Required task: Extract the lines up to and including the one that contains "start_date = pd.Timestamp('2018-06-22')", starting with the first line of the entries below, and omit the pictures.

⁂

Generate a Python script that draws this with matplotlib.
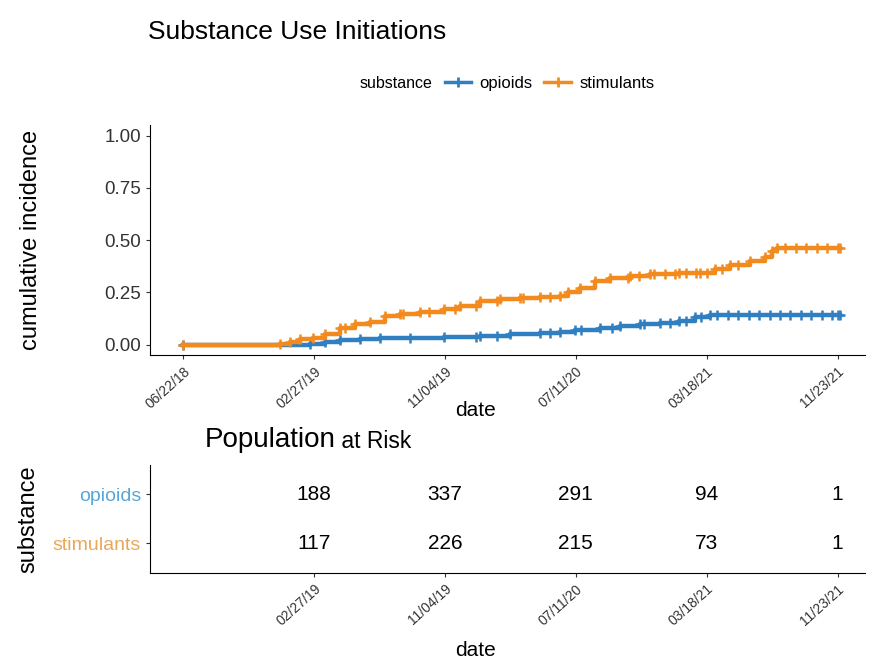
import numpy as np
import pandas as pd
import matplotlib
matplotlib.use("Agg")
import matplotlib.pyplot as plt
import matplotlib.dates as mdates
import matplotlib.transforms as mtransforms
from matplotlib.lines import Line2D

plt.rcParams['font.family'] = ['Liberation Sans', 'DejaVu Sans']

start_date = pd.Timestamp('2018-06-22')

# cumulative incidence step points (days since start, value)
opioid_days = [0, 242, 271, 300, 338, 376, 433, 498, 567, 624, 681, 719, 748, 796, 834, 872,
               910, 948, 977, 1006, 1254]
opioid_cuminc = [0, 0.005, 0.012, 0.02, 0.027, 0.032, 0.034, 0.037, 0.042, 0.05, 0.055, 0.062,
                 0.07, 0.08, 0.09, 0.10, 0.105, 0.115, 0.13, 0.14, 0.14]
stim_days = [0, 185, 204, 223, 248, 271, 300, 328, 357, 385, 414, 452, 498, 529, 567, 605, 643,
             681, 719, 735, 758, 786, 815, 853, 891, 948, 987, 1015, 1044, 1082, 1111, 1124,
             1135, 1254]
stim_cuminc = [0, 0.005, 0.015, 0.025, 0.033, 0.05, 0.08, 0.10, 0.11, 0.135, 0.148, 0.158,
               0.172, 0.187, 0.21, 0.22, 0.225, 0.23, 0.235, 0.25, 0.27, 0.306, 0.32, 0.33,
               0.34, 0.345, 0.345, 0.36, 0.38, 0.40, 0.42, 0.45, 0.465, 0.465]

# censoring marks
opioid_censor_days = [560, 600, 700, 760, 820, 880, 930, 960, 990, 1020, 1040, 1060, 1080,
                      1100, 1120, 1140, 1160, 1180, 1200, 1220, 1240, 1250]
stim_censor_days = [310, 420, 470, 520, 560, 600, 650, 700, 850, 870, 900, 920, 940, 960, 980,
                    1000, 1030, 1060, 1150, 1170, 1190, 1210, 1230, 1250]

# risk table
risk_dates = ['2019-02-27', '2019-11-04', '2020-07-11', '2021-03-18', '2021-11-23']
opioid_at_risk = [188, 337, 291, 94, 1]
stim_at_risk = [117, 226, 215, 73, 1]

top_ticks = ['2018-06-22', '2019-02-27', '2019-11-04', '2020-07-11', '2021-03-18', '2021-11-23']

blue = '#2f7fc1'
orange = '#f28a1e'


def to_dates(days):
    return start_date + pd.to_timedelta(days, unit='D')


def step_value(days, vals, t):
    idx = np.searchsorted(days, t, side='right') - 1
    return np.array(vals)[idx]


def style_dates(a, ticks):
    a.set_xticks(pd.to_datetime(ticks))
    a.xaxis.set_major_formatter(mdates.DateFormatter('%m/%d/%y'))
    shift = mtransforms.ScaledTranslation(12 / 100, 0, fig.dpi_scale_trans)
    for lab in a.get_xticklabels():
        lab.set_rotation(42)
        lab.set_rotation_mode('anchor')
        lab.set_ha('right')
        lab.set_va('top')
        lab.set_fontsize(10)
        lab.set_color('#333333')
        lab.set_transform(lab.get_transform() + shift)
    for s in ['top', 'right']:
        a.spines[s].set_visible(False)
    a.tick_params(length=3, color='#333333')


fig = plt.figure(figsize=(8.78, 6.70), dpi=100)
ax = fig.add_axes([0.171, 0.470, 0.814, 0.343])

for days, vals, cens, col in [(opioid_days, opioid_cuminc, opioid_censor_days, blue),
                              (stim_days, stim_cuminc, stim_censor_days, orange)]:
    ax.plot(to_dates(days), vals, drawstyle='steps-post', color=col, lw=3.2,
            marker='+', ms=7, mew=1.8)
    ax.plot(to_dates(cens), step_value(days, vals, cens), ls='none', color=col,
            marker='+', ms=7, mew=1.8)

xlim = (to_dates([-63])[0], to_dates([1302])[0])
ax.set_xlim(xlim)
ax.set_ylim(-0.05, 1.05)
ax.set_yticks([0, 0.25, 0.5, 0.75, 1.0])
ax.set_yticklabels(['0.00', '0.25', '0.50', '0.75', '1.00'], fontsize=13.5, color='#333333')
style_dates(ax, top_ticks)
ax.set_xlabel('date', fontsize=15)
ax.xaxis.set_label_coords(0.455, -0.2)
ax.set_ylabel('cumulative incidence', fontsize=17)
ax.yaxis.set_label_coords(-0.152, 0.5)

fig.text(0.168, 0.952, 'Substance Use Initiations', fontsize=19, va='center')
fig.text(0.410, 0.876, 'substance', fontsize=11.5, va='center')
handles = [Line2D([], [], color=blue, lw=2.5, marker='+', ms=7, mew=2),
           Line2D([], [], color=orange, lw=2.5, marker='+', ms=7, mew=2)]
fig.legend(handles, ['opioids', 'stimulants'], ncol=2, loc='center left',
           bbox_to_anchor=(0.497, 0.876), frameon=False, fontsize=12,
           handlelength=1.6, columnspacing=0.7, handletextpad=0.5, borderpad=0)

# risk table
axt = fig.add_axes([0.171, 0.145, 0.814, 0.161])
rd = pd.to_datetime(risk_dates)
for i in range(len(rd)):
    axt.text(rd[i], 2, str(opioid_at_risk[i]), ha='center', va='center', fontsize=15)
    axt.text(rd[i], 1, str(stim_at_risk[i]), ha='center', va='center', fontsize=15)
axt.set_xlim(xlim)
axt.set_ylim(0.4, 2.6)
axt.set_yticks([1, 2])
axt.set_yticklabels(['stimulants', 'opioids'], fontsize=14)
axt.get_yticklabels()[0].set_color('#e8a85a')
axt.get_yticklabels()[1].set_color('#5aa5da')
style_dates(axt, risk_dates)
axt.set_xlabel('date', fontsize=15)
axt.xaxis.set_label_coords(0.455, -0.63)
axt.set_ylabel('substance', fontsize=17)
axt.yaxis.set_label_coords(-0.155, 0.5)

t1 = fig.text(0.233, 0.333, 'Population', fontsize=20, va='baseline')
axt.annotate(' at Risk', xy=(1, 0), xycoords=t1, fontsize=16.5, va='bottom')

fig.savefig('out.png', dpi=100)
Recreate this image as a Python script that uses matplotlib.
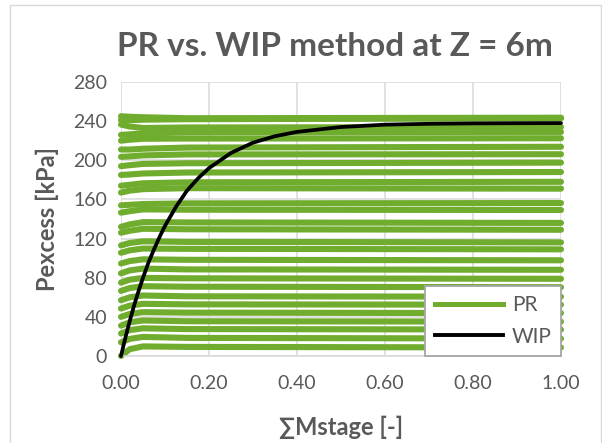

⁂

Finished exercise:
Generate a Python script that draws this with matplotlib.
import numpy as np
import pandas as pd
import matplotlib
matplotlib.use("Agg")
import matplotlib.pyplot as plt
import matplotlib.dates as mdates
import matplotlib.transforms as mtransforms
from matplotlib.lines import Line2D

plt.rcParams['font.family'] = ['Liberation Sans', 'DejaVu Sans']

start_date = pd.Timestamp('2018-06-22')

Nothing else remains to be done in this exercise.